The number of Australians dying after accidentally overdosing on prescription opioids such as oxycodone is on the rise.
A total of 1045 people died of an opioid overdose in 2016, and three-quarters of the deaths were related to prescription opioids, the National Drug and Alcohol Research Centre said.
The number of accidental deaths rose to 890, from 873 the year before, and made up 85 per cent of the overall opioid deaths.
Three-quarters of the overall deaths were linked to pharmaceutical opioids, which include morphine, codeine, oxycodone, methadone and fentanyl.
The prescription drugs accounted for 65 per cent (679 people) of all opioid deaths in Australia.

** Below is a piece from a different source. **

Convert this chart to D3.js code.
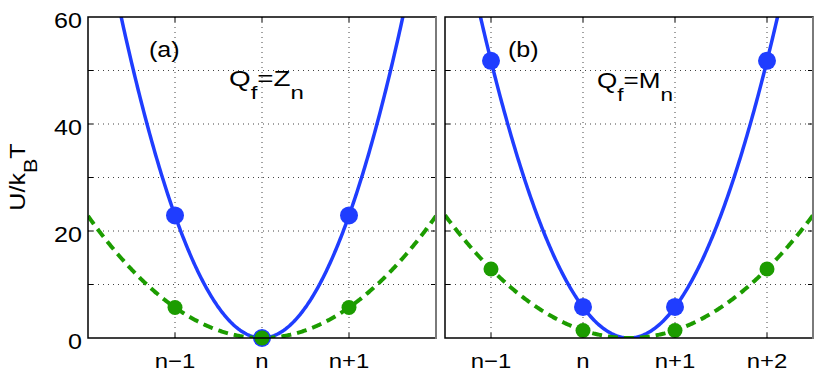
<!DOCTYPE html>
<html>
<head>
<meta charset="utf-8">
<script src="https://cdn.jsdelivr.net/npm/d3@7"></script>
<style>
  body { margin: 0; background: #fff; }
  svg text { font-family: "Liberation Sans", Arial, sans-serif; fill: #000; }
  .grid line { stroke: #444; stroke-width: 1; stroke-dasharray: 1,4; }
</style>
</head>
<body>
<div id="chart"></div>
<script>
// panel (a): Q_f = Z_n
var ticksA = [-1, 0, 1];
var labelsA = ["n\u22121", "n", "n+1"];
var blueA = [22.9, 0, 22.9];
var greenA = [5.7, 0, 5.7];
var centerA = 0;

// panel (b): Q_f = M_n
var ticksB = [-1, 0, 1, 2];
var labelsB = ["n\u22121", "n", "n+1", "n+2"];
var blueB = [51.8, 5.8, 5.8, 51.8];
var greenB = [12.9, 1.4, 1.4, 12.9];
var centerB = 0.5;

var yTicks = [0, 20, 40, 60];
var yGrid = [10, 20, 30, 40, 50];

var blue = "#1f3dff", green = "#1c9c00";
var stretch = 1.14; // the original text is a bit wider than Liberation Sans

const svg = d3.select("#chart").append("svg")
    .attr("width", 830).attr("height", 379);

const plotTop = 17, plotBottom = 338;
const y = d3.scaleLinear().domain([0, 60]).range([plotBottom, plotTop]);

// put text at (x, y) and widen it horizontally around its anchor
function place(sel, fx, fy) {
    sel.attr("transform", function (d, i) {
        return "translate(" + fx(d, i) + "," + fy(d, i) + ") scale(" + stretch + ",1)";
    });
}

// subscripted label like Q_f=Z_n, fitted to a given width
function subText(parent, parts, x0, base, width, size, subSize, drop) {
    const t = parent.append("text").attr("font-size", size);
    var down = false;
    parts.forEach(function (p) {
        var s = t.append("tspan").text(p[0]);
        if (p[1] && !down) { s.attr("dy", drop).attr("font-size", subSize); down = true; }
        else if (p[1]) { s.attr("font-size", subSize); }
        else if (down) { s.attr("dy", -drop); down = false; }
    });
    const w = t.node().getBBox().width;
    t.attr("transform", "translate(" + x0 + "," + base + ") scale(" + (width / w) + ",1)");
    return t;
}

function drawPanel(id, left, right, xDomain, ticks, labels, blueVals, greenVals, center, tag, tagX, qParts, qX, qY, qW, showY) {
    const x = d3.scaleLinear().domain(xDomain).range([left, right]);
    const g = svg.append("g");

    g.append("clipPath").attr("id", "clip-" + id)
        .append("rect").attr("x", left).attr("y", plotTop)
        .attr("width", right - left).attr("height", plotBottom - plotTop);

    // grid
    const grid = g.append("g").attr("class", "grid");
    grid.selectAll(".h").data(yGrid).enter().append("line")
        .attr("x1", left).attr("x2", right)
        .attr("y1", d => y(d)).attr("y2", d => y(d));
    grid.selectAll(".v").data(ticks).enter().append("line")
        .attr("x1", d => x(d)).attr("x2", d => x(d))
        .attr("y1", plotTop).attr("y2", plotBottom);

    // small inward ticks
    const tk = g.append("g").attr("stroke", "#000").attr("stroke-width", 1);
    yGrid.forEach(function (v) {
        tk.append("line").attr("x1", left).attr("x2", left + 5).attr("y1", y(v)).attr("y2", y(v));
        tk.append("line").attr("x1", right - 5).attr("x2", right).attr("y1", y(v)).attr("y2", y(v));
    });
    ticks.forEach(function (v) {
        tk.append("line").attr("x1", x(v)).attr("x2", x(v)).attr("y1", plotBottom).attr("y2", plotBottom - 5);
        tk.append("line").attr("x1", x(v)).attr("x2", x(v)).attr("y1", plotTop).attr("y2", plotTop + 5);
    });

    // curves: parabolas through the dots, stiffness taken from the outer dot
    const kBlue = blueVals[0] / Math.pow(ticks[0] - center, 2);
    const kGreen = greenVals[0] / Math.pow(ticks[0] - center, 2);
    const xs = d3.range(xDomain[0], xDomain[1] + 0.001, 0.01);
    const line = d3.line().x(d => x(d[0])).y(d => y(d[1]));

    const plot = g.append("g").attr("clip-path", "url(#clip-" + id + ")");
    plot.append("path")
        .datum(xs.map(v => [v, kBlue * (v - center) * (v - center)]))
        .attr("d", line).attr("fill", "none")
        .attr("stroke", blue).attr("stroke-width", 3.5);
    plot.append("path")
        .datum(xs.map(v => [v, kGreen * (v - center) * (v - center)]))
        .attr("d", line).attr("fill", "none")
        .attr("stroke", green).attr("stroke-width", 4)
        .attr("stroke-dasharray", "10,6");

    g.selectAll(".bdot").data(blueVals).enter().append("circle")
        .attr("cx", (d, i) => x(ticks[i])).attr("cy", d => y(d))
        .attr("r", 9).attr("fill", blue);
    g.selectAll(".gdot").data(greenVals).enter().append("circle")
        .attr("cx", (d, i) => x(ticks[i])).attr("cy", d => y(d))
        .attr("r", 7.5).attr("fill", green);

    // frame
    g.append("rect").attr("x", left).attr("y", plotTop)
        .attr("width", right - left).attr("height", plotBottom - plotTop)
        .attr("fill", "none").attr("stroke", "#000").attr("stroke-width", 1.5);
    g.append("line").attr("x1", right).attr("x2", right).attr("y1", plotTop).attr("y2", plotBottom + 1)
        .attr("stroke", "#7a7a7a").attr("stroke-width", 2);

    // x labels
    g.selectAll(".xl").data(labels).enter().append("text")
        .attr("text-anchor", "middle").attr("font-size", 21)
        .text(d => d)
        .call(place, (d, i) => x(ticks[i]), () => 368);

    if (showY) {
        g.selectAll(".yl").data(yTicks).enter().append("text")
            .attr("text-anchor", "end").attr("font-size", 22)
            .text(d => d)
            .call(place, () => left - 6, d => y(d) + 11);
    }

    g.append("text").datum(tag).attr("font-size", 22).text(tag)
        .call(place, () => tagX, () => 57);

    subText(g, qParts, qX, qY, qW, 22, 19, 13);
}

drawPanel("a", 88, 436, [-2, 2], ticksA, labelsA, blueA, greenA, centerA, "(a)", 149,
    [["Q"], ["f", 1], ["=Z"], ["n", 1]], 229, 86, 75, true);
drawPanel("b", 445, 813, [-1.5, 2.5], ticksB, labelsB, blueB, greenB, centerB, "(b)", 508,
    [["Q"], ["f", 1], ["=M"], ["n", 1]], 597, 88, 76, false);

// y axis title
const yt = svg.append("text")
    .attr("transform", "translate(25,177) rotate(-90) scale(" + stretch + ",1)")
    .attr("text-anchor", "middle").attr("font-size", 22);
yt.append("tspan").text("U/k");
yt.append("tspan").attr("dy", 12).attr("font-size", 19).text("B");
yt.append("tspan").attr("dy", -12).text("T");
</script>
</body>
</html>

The rate of opioid deaths was highest among 35-to 44-year-olds, accounting for 364 deaths (11.3 per 100,000 people), while men accounted for more than two-thirds of opioid deaths (714 men, 331 women).
NDARC’s Amy Peacock said while fentanyl was driving many opioid-related deaths in the US and Canada, the same pattern wasn’t occurring in Australia.
“Although we are carefully monitoring the situation in Australia, at the moment, there is little evidence to suggest that illicit fentanyl is playing a large part in our opioid overdoses,” Dr Peacock said.
“But we are conscious of being prepared if we do start to see these [illicit] products come into Australia.”
NDARC found while there was a slight dip in the overall number of opioid deaths between 2015 an 2016, looking over the past decade there had been a rise from 3.8 to 6.6 deaths per 100,000 Australians.
The number of amphetamine-induced deaths also reached an all-time high of 105.